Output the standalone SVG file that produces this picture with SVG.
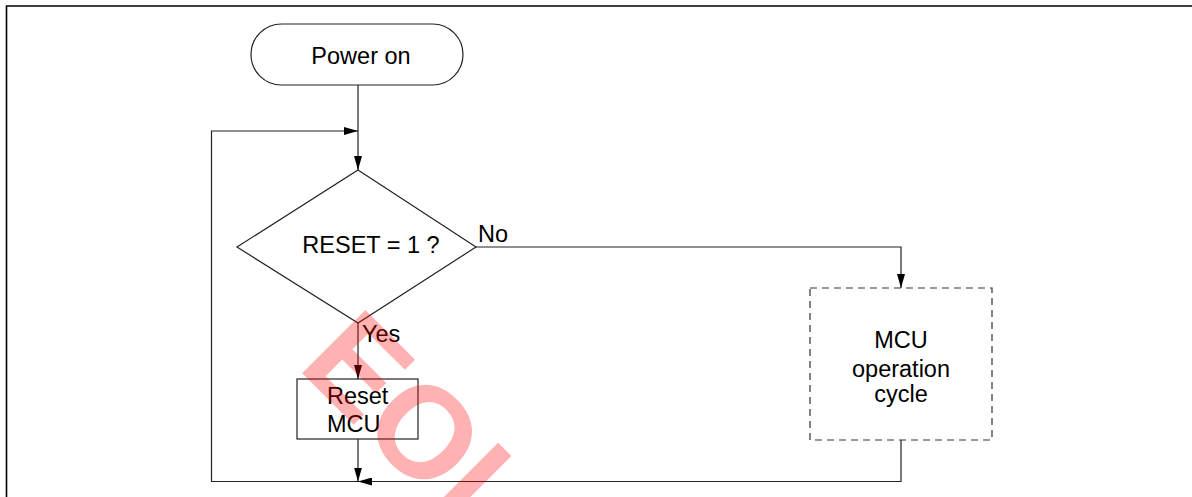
<svg xmlns="http://www.w3.org/2000/svg" width="1192" height="497" viewBox="0 0 1192 497">
<style>
  .t { font-family: "Liberation Sans", Arial, sans-serif; font-size: 23.5px; fill: #000; }
  .shape { fill: #fff; stroke: #222; stroke-width: 1.2; }
  .dash { fill: #fff; stroke: #333; stroke-width: 1.2; stroke-dasharray: 7 5; }
  .conn { fill: none; stroke: #222; stroke-width: 1.2; }
  .frame { fill: none; stroke: #000; stroke-width: 1.6; }
  .wm { font-family: "Liberation Sans", Arial, sans-serif; font-weight: bold; font-size: 130px; fill: #f00; fill-opacity: 0.3; }
</style>
<defs>
  <marker id="arr" markerUnits="userSpaceOnUse" viewBox="0 0 14 8" refX="14" refY="4" markerWidth="14" markerHeight="8" orient="auto">
    <path d="M0,0 L14,4 L0,8 z" fill="#000"/>
  </marker>
</defs>
<rect width="1192" height="497" fill="#fff"/>
<path class="frame" d="M6.5,497 V6 H1192"/>

<g id="connectors">
  <path class="conn" d="M358,85 V170" marker-end="url(#arr)"/>
  <path class="conn" d="M358,323 V379" marker-end="url(#arr)"/>
  <path class="conn" d="M358,439 V481.5" marker-end="url(#arr)"/>
  <path class="conn" d="M476,247 H901 V288" marker-end="url(#arr)"/>
  <path class="conn" d="M901,440 V481.5 H358" marker-end="url(#arr)"/>
  <path class="conn" d="M358,481.5 H211.5 V131 H358" marker-end="url(#arr)"/>
</g>

<g id="power-on">
  <rect class="shape" x="251" y="24" width="212" height="61" rx="30.5" ry="30.5"/>
  <text class="t" x="361" y="64" text-anchor="middle">Power on</text>
</g>

<g id="reset-decision">
  <polygon class="shape" points="358,170 476,247 358,323 237,247"/>
  <text class="t" x="371" y="253" text-anchor="middle">RESET = 1 ?</text>
  <text class="t" x="478" y="242">No</text>
  <text class="t" x="362" y="342">Yes</text>
</g>

<g id="reset-mcu">
  <rect class="shape" x="297" y="379" width="121" height="60"/>
  <text class="t" x="327" y="404">Reset</text>
  <text class="t" x="327" y="432">MCU</text>
</g>

<g id="mcu-operation-cycle">
  <rect class="dash" x="810" y="288" width="182" height="152"/>
  <text class="t" x="901" y="348" text-anchor="middle">MCU</text>
  <text class="t" x="901" y="376.5" text-anchor="middle">operation</text>
  <text class="t" x="901" y="402" text-anchor="middle">cycle</text>
</g>

<text class="wm" transform="translate(296,367) rotate(45)">EOL</text>
</svg>
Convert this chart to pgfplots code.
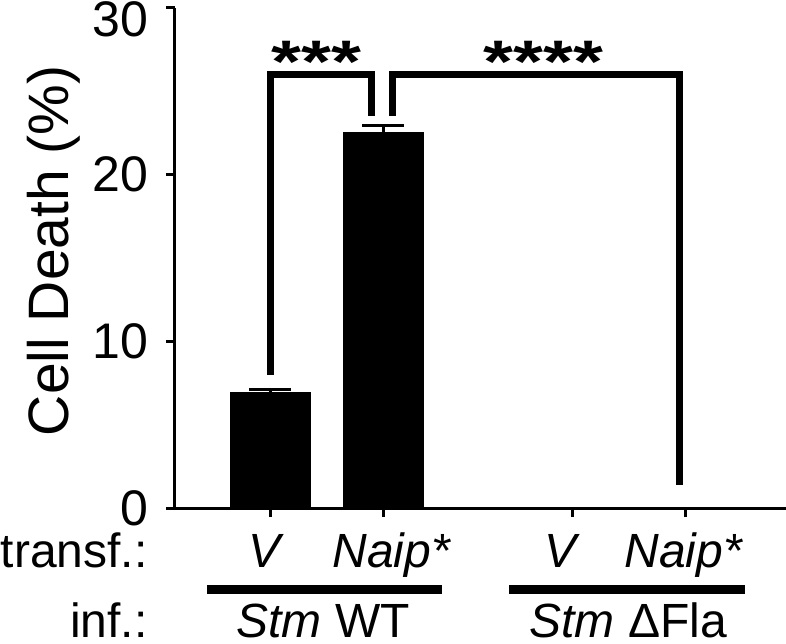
\documentclass[border=0pt]{standalone}
\usepackage{fontspec}
\setmainfont{Liberation Sans}
\usepackage{pgfplots}
\pgfplotsset{compat=1.18}
\begin{document}
\begin{tikzpicture}
\begin{axis}[
  at={(0,0)}, anchor=south west,
  scale only axis, width=305.5pt, height=250.25pt,
  xmin=0.159, xmax=5.566, ymin=0, ymax=30,
  axis x line=bottom, axis y line=left,
  axis line style={line width=1.5pt, -},
  ytick={0,10,20},
  extra y ticks={30},
  extra y tick style={yticklabel style={yshift=-6pt}},
  xtick={1,2,3.68,4.68}, xticklabels={},
  tick style={line width=1.5pt, black},
  major tick length=4.5pt,
  tick align=outside,
  /pgf/number format/assume math mode=true,
  yticklabel style={font=\fontsize{25}{30}\selectfont, inner sep=0pt, anchor=east, xshift=-8.5pt},
  clip=false,
]
\addplot[ybar, bar width=40pt, fill=black, draw=black,
  error bars/.cd, y dir=plus, y explicit,
  error bar style={line width=1.5pt, black},
  error mark options={rotate=90, mark size=10.5pt, line width=1.5pt, black}]
  coordinates {(1,6.9) +- (0,0.18) (2,22.5) +- (0,0.4) (3.68,0) +- (0,0) (4.68,0) +- (0,0)};
% significance brackets
\addplot[sharp plot, no markers, line width=3.5pt, black, line join=miter]
  coordinates {(1,8.0) (1,26.0) (1.894,26.0) (1.894,23.5)};
\addplot[sharp plot, no markers, line width=3.5pt, black, line join=miter]
  coordinates {(2.08,23.5) (2.08,26.0) (4.62,26.0) (4.62,1.4)};
\node[anchor=north, inner sep=0pt, font=\fontsize{30}{32}\selectfont\bfseries] at (axis cs:1.41,28.0) {\scalebox{1.28}[1]{***}};
\node[anchor=north, inner sep=0pt, font=\fontsize{30}{32}\selectfont\bfseries] at (axis cs:3.42,28.0) {\scalebox{1.28}[1]{****}};
% group underlines
\draw[line width=4.5pt] (axis cs:0.442,-4.86) -- (axis cs:2.522,-4.86);
\draw[line width=4.5pt] (axis cs:3.115,-4.86) -- (axis cs:5.204,-4.86);
% labels
\begin{scope}[every node/.style={font=\fontsize{24}{29}\selectfont, inner sep=0pt}]
\node[anchor=base] at ([yshift=-29.5pt]axis cs:0.947,0) {\itshape V};
\node[anchor=base] at ([yshift=-29.5pt]axis cs:2.071,0) {\itshape Naip*};
\node[anchor=base] at ([yshift=-29.5pt]axis cs:3.566,0) {\itshape V};
\node[anchor=base] at ([yshift=-29.5pt]axis cs:4.655,0) {\itshape Naip*};
\node[anchor=base east] at ([xshift=-13.5pt, yshift=-29.5pt]rel axis cs:0,0) {transf.:};
\node[anchor=base east] at ([xshift=-13.5pt, yshift=-64.5pt]rel axis cs:0,0) {inf.:};
\node[anchor=base] at ([yshift=-64.5pt]axis cs:1.47,0) {\textit{Stm} WT};
\node[anchor=base] at ([yshift=-64.5pt]axis cs:4.17,0) {\textit{Stm} ΔFla};
\end{scope}
\node[rotate=90, anchor=base, inner sep=0pt, font=\fontsize{28.5}{34}\selectfont] at ([xshift=-53pt]rel axis cs:0,0.514) {Cell Death (\%)};
\end{axis}
\pgfresetboundingbox
\path (-87.5pt,-67.5pt) rectangle (305.5pt,254pt);
\end{tikzpicture}
\end{document}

**STATED PROBLEM**: From the data, list each line in which the string "standalone" appears.

**TASK SOLUTION**:
Output the standalone SVG file that produces this picture with SVG.
\documentclass[border=0pt]{standalone}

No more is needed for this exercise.